Second, it forces all particles in the universe into one of two families: bosons, whose collective wavefunction is symmetric under exchange, and fermions, whose is antisymmetric. This division, which stems from the properties of the exchange observable, dictates the structure of matter. The fact that electrons are fermions leads to the Pauli exclusion principle—no two electrons can be in the same state. This principle is the reason atoms have shell structure, the periodic table exists, and matter is stable and takes up space. The strange commutation rules for identical particles are the reason you don't fall through the floor.

Perhaps the most mind-bending application of the algebra of observables comes from the field of quantum information. For decades, physicists debated whether quantum mechanics was a complete theory, or if there might be "hidden variables" that would restore a classical, deterministic picture of reality. In the 1960s, John Bell devised a brilliant theoretical test.

He imagined two distant observers, Alice and Bob, making measurements on a pair of correlated particles. He showed that if reality is governed by local hidden variables (a classical worldview), the correlations between their measurement outcomes must obey a certain inequality. This is expressed in a value $S$, which for any classical theory must satisfy $S \le 2$.

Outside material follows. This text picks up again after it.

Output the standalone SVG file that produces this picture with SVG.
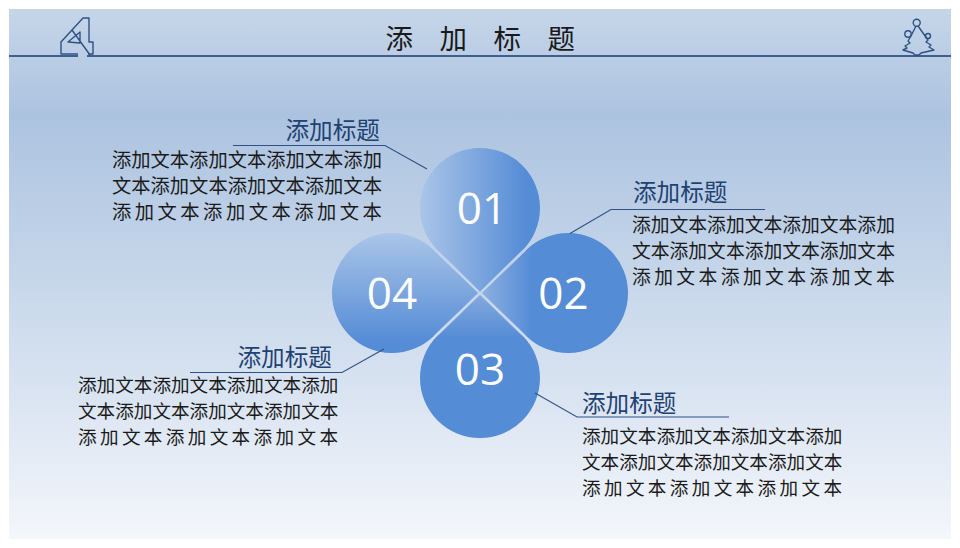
<svg xmlns="http://www.w3.org/2000/svg" width="960" height="548" viewBox="0 0 960 548">
<style>
text{font-family:"Noto Sans CJK SC","Noto Sans",sans-serif}
.b{fill:#1a1a1a}
.b1{font-size:19.3px}
.b2{font-size:18.8px}
.b3{font-size:18.6px}
.w1{font-size:19.3px;letter-spacing:3.5px}
.w2{font-size:18.8px;letter-spacing:3.4px}
.w3{font-size:18.6px;letter-spacing:3.35px}
.h{font-size:23.6px;fill:#1f4272}
.n{font-size:44px;fill:#fff;text-anchor:middle;font-family:"Open Sans","Noto Sans",sans-serif}
.l{fill:none;stroke:#2f5282;stroke-width:1.1}
.i{fill:none;stroke:#2f5282;stroke-width:1.4;stroke-linejoin:round}
.e{fill:none;stroke:#bdd0e8;stroke-width:.8}
</style>
<defs>
<linearGradient id="bg" gradientUnits="userSpaceOnUse" x1="0" y1="9" x2="0" y2="539"><stop offset="0" stop-color="#c6d6e9"/><stop offset=".2" stop-color="#acc3e0"/><stop offset=".6" stop-color="#cedced"/><stop offset=".88" stop-color="#e8eef7"/><stop offset="1" stop-color="#f4f7fb"/></linearGradient>
<linearGradient id="g1" gradientUnits="userSpaceOnUse" x1="420" y1="0" x2="526" y2="0"><stop offset="0" stop-color="#aac5e8"/><stop offset="1" stop-color="#558cd6"/></linearGradient>
<linearGradient id="g2" gradientUnits="userSpaceOnUse" x1="480" y1="0" x2="532" y2="0"><stop offset="0" stop-color="#8fb1e1"/><stop offset="1" stop-color="#558cd6"/></linearGradient>
<linearGradient id="g3" gradientUnits="userSpaceOnUse" x1="0" y1="293" x2="0" y2="338"><stop offset="0" stop-color="#86aade"/><stop offset="1" stop-color="#558cd6"/></linearGradient>
<linearGradient id="g4" gradientUnits="userSpaceOnUse" x1="0" y1="233" x2="0" y2="342"><stop offset="0" stop-color="#aac5e8"/><stop offset="1" stop-color="#558cd6"/></linearGradient>
</defs>
<rect x="9" y="9" width="942" height="530" fill="url(#bg)"/>
<g id="header">
<text x="385.500" y="49" font-size="27.500" fill="#1a1a1a" letter-spacing="26.500">添加标题</text>
<path d="M9 56H78M87 56H951" stroke="#3f5f8f" stroke-width="1.800" fill="none"/>
<path class="i" stroke-width="1.800" d="M78 54H61V42L83 18H89V42H93V54H88M72 30L90 55M68 42L80 32V43Z"/>
<path class="i" d="M916 26L911 36L908 41L910 43L905 46L907 48L903 50L913 53L915 55H919L921 53L934 50L929 47L931 45L926 42L928 40L918 26"/>
<circle class="i" cx="916.700" cy="22.700" r="3.500"/><circle class="i" cx="908" cy="34" r="3.200"/><circle class="i" cx="928" cy="36" r="2.500"/>
</g>
<g id="node-01"><path fill="url(#g1)" d="M480 292L437.600 250.400A60 60 0 1 1 522.400 250.400Z"/><path class="e" d="M437.600 250.400L480 292L522.400 250.400"/><text class="n" x="482" y="224">01</text></g>
<g id="node-02"><path fill="url(#g2)" d="M481.500 293L526.400 249.800A60 60 0 1 1 526.400 336.200Z"/><path class="e" d="M526.400 249.800L481.500 293L526.400 336.200"/><text class="n" x="563.500" y="309">02</text></g>
<g id="node-03"><path fill="url(#g3)" d="M480 294.500L522.400 335.600A60 60 0 1 1 437.600 335.600Z"/><path class="e" d="M437.600 335.600L480 294.500L522.400 335.600"/><text class="n" x="480" y="385">03</text></g>
<g id="node-04"><path fill="url(#g4)" d="M478.500 293L433.600 336.200A60 60 0 1 1 433.600 249.800Z"/><path class="e" d="M433.600 249.800L478.500 293L433.600 336.200"/><text class="n" x="392" y="309">04</text></g>
<g id="connectors">
<path class="l" d="M233 145.500H385L427 169"/>
<path class="l" d="M570 233.500L611 209.500H765"/>
<path class="l" d="M535 393L577 417H729"/>
<path class="l" d="M384 349L342 372.500H190"/>
</g>
<g id="label-01"><text class="h" x="285.500" y="139">添加标题</text>
<text class="b b1" x="112" y="167">添加文本添加文本添加文本添加</text><text class="b b1" x="112" y="193">文本添加文本添加文本添加文本</text><text class="b w1" x="112" y="219">添加文本添加文本添加文本</text></g>
<g id="label-02"><text class="h" x="633" y="201">添加标题</text>
<text class="b b2" x="632" y="232">添加文本添加文本添加文本添加</text><text class="b b2" x="632" y="258">文本添加文本添加文本添加文本</text><text class="b w2" x="632" y="284">添加文本添加文本添加文本</text></g>
<g id="label-03"><text class="h" x="582" y="412">添加标题</text>
<text class="b b3" x="582" y="443">添加文本添加文本添加文本添加</text><text class="b b3" x="582" y="469">文本添加文本添加文本添加文本</text><text class="b w3" x="582" y="495">添加文本添加文本添加文本</text></g>
<g id="label-04"><text class="h" x="237.500" y="366">添加标题</text>
<text class="b b3" x="78" y="392">添加文本添加文本添加文本添加</text><text class="b b3" x="78" y="418">文本添加文本添加文本添加文本</text><text class="b w3" x="78" y="444">添加文本添加文本添加文本</text></g>
</svg>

However, in quantum mechanics, the observables are operators that may not commute. Using the operator algebra we have developed, one can calculate the maximum possible value for $S$ allowed by quantum theory. The calculation is a beautiful and straightforward application of operator norms and commutators. The result? Quantum mechanics predicts that $S$ can be as large as $2\sqrt{2}$, a value now known as the Tsirelson bound.

This isn't philosophy; it's a testable prediction. Experiments have been performed countless times, and they have confirmed the quantum prediction, violating the classical bound decisively. The non-commutativity of quantum observables is not a bug; it's a feature of reality. Nature's correlations are stronger than any classical theory can allow. This "spooky action at a distance" that so bothered Einstein is now being harnessed as a resource, forming the basis for quantum computing, quantum cryptography, and teleportation—technologies that promise to redefine the limits of what is possible.

From the motion of a falling apple to the structure of the periodic table and the foundation of next-generation computers, the abstract machinery of quantum observables proves to be the unifying thread. It is the story of what we can know about our universe, and it has revealed that this universe is a far more subtle, interconnected, and wondrous place than we ever could have imagined.